| Task goal |
Using the data below, determine the number of lines that include the string "this". Write only that number.

| Provided records |
________________________
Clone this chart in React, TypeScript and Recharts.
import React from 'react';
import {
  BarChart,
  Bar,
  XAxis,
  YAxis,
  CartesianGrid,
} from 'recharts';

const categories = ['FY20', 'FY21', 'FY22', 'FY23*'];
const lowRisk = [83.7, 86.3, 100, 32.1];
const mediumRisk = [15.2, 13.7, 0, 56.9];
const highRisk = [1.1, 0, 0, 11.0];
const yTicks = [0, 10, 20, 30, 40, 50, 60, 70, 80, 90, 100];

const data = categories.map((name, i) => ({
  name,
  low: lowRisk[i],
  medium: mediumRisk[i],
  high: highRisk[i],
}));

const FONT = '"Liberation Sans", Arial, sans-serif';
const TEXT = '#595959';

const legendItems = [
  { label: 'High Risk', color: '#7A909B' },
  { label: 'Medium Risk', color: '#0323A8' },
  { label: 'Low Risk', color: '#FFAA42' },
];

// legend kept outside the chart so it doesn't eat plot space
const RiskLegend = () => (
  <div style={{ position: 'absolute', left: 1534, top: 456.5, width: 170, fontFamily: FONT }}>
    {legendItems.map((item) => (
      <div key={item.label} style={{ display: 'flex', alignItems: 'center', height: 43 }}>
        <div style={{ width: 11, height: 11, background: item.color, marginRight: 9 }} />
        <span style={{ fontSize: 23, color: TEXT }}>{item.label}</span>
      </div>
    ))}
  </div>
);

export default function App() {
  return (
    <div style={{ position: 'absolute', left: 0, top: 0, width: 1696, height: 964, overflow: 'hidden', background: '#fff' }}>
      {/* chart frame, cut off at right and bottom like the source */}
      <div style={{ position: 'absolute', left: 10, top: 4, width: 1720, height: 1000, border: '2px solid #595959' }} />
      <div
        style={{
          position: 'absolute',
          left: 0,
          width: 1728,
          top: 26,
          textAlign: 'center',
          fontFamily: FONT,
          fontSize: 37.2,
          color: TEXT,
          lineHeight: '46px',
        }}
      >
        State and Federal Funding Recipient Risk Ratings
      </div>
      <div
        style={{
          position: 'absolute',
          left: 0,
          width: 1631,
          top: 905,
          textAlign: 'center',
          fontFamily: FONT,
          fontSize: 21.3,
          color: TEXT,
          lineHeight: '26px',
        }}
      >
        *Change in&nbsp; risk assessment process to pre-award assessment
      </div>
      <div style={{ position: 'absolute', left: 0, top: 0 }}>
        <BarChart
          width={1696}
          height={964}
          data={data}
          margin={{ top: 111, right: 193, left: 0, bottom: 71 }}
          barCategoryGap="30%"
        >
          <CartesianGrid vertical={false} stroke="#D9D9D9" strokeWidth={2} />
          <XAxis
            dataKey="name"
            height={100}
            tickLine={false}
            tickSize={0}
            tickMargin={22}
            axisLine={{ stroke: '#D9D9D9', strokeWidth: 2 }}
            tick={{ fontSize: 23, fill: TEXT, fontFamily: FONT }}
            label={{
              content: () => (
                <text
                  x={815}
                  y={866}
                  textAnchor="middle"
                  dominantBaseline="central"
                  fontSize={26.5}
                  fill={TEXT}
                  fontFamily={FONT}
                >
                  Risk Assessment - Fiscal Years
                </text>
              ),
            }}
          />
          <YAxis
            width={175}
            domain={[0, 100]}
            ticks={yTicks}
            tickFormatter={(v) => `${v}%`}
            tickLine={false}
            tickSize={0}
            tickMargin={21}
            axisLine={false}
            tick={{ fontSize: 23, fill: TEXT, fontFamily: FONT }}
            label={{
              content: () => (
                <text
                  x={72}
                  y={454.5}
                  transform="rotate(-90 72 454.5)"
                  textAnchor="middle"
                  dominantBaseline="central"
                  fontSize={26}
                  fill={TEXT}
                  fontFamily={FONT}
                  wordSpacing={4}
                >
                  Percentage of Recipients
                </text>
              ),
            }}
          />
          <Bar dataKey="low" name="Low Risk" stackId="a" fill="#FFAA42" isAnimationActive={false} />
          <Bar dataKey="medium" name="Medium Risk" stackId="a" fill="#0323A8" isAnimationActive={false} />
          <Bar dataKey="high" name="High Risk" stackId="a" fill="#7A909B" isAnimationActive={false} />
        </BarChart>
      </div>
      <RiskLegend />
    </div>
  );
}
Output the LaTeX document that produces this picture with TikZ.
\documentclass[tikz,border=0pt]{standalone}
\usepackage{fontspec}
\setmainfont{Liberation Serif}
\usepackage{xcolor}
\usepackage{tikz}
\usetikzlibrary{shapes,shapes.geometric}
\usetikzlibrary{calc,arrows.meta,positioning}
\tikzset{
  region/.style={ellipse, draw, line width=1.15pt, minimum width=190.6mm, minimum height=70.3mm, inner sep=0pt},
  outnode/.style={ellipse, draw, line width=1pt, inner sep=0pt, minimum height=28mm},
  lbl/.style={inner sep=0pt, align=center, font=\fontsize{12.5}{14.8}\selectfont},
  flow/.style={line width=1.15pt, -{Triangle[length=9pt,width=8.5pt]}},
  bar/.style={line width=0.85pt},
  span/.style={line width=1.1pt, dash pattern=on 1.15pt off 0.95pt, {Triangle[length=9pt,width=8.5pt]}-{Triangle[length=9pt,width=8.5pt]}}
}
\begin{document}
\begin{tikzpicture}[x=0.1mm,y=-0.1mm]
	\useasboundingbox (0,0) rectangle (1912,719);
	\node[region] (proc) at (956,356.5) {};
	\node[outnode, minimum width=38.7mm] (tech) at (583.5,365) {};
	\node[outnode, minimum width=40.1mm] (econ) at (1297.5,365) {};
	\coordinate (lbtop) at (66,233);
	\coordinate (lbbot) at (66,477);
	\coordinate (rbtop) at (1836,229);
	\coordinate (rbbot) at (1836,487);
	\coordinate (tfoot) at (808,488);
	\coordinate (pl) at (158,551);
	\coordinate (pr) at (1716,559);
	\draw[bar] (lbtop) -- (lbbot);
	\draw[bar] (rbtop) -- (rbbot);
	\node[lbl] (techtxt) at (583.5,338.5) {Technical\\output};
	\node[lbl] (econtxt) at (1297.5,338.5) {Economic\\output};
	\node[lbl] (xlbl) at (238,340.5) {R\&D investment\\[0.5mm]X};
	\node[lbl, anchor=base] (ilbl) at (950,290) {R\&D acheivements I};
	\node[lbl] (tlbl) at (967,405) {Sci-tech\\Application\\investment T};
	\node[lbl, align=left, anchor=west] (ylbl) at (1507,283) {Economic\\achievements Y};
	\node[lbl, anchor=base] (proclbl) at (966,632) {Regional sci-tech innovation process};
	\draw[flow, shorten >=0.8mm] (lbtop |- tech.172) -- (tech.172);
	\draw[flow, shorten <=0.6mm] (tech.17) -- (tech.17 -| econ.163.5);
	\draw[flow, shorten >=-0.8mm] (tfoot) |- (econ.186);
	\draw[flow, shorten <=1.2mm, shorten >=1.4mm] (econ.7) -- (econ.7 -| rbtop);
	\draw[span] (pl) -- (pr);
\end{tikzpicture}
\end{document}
________________________
| Output of the task |
2